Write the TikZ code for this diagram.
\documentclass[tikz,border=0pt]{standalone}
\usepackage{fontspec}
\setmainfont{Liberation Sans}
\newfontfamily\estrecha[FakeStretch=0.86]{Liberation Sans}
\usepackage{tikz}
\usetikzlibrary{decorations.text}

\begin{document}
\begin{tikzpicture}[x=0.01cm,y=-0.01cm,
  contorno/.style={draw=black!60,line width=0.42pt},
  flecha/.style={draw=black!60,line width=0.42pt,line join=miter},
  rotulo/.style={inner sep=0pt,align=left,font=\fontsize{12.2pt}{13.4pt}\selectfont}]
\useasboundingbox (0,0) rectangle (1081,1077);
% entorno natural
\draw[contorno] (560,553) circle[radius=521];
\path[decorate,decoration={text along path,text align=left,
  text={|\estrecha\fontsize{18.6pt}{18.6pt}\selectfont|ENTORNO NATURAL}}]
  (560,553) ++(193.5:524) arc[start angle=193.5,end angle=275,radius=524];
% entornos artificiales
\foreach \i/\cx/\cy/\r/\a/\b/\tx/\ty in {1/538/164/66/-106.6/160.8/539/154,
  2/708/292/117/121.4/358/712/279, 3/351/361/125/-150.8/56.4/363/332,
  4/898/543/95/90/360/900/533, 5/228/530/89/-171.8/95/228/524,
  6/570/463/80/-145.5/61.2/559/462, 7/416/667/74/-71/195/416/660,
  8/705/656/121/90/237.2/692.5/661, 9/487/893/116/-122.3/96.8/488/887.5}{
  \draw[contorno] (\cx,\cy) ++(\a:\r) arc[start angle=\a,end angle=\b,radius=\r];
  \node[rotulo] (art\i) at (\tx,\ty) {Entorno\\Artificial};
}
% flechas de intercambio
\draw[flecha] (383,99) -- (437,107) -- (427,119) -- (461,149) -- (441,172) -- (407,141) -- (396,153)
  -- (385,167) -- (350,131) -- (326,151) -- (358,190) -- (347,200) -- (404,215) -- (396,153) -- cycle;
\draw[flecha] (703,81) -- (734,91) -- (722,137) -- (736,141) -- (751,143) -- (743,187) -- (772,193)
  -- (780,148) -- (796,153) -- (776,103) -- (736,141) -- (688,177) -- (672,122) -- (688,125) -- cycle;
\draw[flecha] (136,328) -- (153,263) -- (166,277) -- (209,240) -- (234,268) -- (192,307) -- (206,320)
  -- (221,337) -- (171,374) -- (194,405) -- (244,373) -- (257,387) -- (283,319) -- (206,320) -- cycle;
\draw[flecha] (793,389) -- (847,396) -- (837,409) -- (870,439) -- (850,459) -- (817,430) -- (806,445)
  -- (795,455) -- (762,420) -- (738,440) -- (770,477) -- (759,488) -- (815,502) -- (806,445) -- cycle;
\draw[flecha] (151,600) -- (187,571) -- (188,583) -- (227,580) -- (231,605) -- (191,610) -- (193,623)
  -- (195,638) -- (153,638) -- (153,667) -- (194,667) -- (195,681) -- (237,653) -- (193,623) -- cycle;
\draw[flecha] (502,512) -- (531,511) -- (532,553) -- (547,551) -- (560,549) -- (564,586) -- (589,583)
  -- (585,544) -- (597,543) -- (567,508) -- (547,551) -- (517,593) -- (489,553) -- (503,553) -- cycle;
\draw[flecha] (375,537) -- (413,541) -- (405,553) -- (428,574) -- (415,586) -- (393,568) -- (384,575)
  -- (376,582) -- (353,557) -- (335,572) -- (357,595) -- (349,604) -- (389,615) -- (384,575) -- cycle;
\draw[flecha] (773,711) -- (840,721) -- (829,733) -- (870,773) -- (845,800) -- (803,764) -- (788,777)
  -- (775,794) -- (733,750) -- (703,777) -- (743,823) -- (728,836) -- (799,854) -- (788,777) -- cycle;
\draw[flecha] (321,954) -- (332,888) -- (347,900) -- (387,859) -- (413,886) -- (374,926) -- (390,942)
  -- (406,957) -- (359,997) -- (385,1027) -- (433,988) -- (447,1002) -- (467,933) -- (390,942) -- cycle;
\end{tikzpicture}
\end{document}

## Prompt:
Retype the material in full, character for character.

## Answer in full:
Write the TikZ code for this diagram.
\documentclass[tikz,border=0pt]{standalone}
\usepackage{fontspec}
\setmainfont{Liberation Sans}
\newfontfamily\estrecha[FakeStretch=0.86]{Liberation Sans}
\usepackage{tikz}
\usetikzlibrary{decorations.text}

\begin{document}
\begin{tikzpicture}[x=0.01cm,y=-0.01cm,
  contorno/.style={draw=black!60,line width=0.42pt},
  flecha/.style={draw=black!60,line width=0.42pt,line join=miter},
  rotulo/.style={inner sep=0pt,align=left,font=\fontsize{12.2pt}{13.4pt}\selectfont}]
\useasboundingbox (0,0) rectangle (1081,1077);
% entorno natural
\draw[contorno] (560,553) circle[radius=521];
\path[decorate,decoration={text along path,text align=left,
  text={|\estrecha\fontsize{18.6pt}{18.6pt}\selectfont|ENTORNO NATURAL}}]
  (560,553) ++(193.5:524) arc[start angle=193.5,end angle=275,radius=524];
% entornos artificiales
\foreach \i/\cx/\cy/\r/\a/\b/\tx/\ty in {1/538/164/66/-106.6/160.8/539/154,
  2/708/292/117/121.4/358/712/279, 3/351/361/125/-150.8/56.4/363/332,
  4/898/543/95/90/360/900/533, 5/228/530/89/-171.8/95/228/524,
  6/570/463/80/-145.5/61.2/559/462, 7/416/667/74/-71/195/416/660,
  8/705/656/121/90/237.2/692.5/661, 9/487/893/116/-122.3/96.8/488/887.5}{
  \draw[contorno] (\cx,\cy) ++(\a:\r) arc[start angle=\a,end angle=\b,radius=\r];
  \node[rotulo] (art\i) at (\tx,\ty) {Entorno\\Artificial};
}
% flechas de intercambio
\draw[flecha] (383,99) -- (437,107) -- (427,119) -- (461,149) -- (441,172) -- (407,141) -- (396,153)
  -- (385,167) -- (350,131) -- (326,151) -- (358,190) -- (347,200) -- (404,215) -- (396,153) -- cycle;
\draw[flecha] (703,81) -- (734,91) -- (722,137) -- (736,141) -- (751,143) -- (743,187) -- (772,193)
  -- (780,148) -- (796,153) -- (776,103) -- (736,141) -- (688,177) -- (672,122) -- (688,125) -- cycle;
\draw[flecha] (136,328) -- (153,263) -- (166,277) -- (209,240) -- (234,268) -- (192,307) -- (206,320)
  -- (221,337) -- (171,374) -- (194,405) -- (244,373) -- (257,387) -- (283,319) -- (206,320) -- cycle;
\draw[flecha] (793,389) -- (847,396) -- (837,409) -- (870,439) -- (850,459) -- (817,430) -- (806,445)
  -- (795,455) -- (762,420) -- (738,440) -- (770,477) -- (759,488) -- (815,502) -- (806,445) -- cycle;
\draw[flecha] (151,600) -- (187,571) -- (188,583) -- (227,580) -- (231,605) -- (191,610) -- (193,623)
  -- (195,638) -- (153,638) -- (153,667) -- (194,667) -- (195,681) -- (237,653) -- (193,623) -- cycle;
\draw[flecha] (502,512) -- (531,511) -- (532,553) -- (547,551) -- (560,549) -- (564,586) -- (589,583)
  -- (585,544) -- (597,543) -- (567,508) -- (547,551) -- (517,593) -- (489,553) -- (503,553) -- cycle;
\draw[flecha] (375,537) -- (413,541) -- (405,553) -- (428,574) -- (415,586) -- (393,568) -- (384,575)
  -- (376,582) -- (353,557) -- (335,572) -- (357,595) -- (349,604) -- (389,615) -- (384,575) -- cycle;
\draw[flecha] (773,711) -- (840,721) -- (829,733) -- (870,773) -- (845,800) -- (803,764) -- (788,777)
  -- (775,794) -- (733,750) -- (703,777) -- (743,823) -- (728,836) -- (799,854) -- (788,777) -- cycle;
\draw[flecha] (321,954) -- (332,888) -- (347,900) -- (387,859) -- (413,886) -- (374,926) -- (390,942)
  -- (406,957) -- (359,997) -- (385,1027) -- (433,988) -- (447,1002) -- (467,933) -- (390,942) -- cycle;
\end{tikzpicture}
\end{document}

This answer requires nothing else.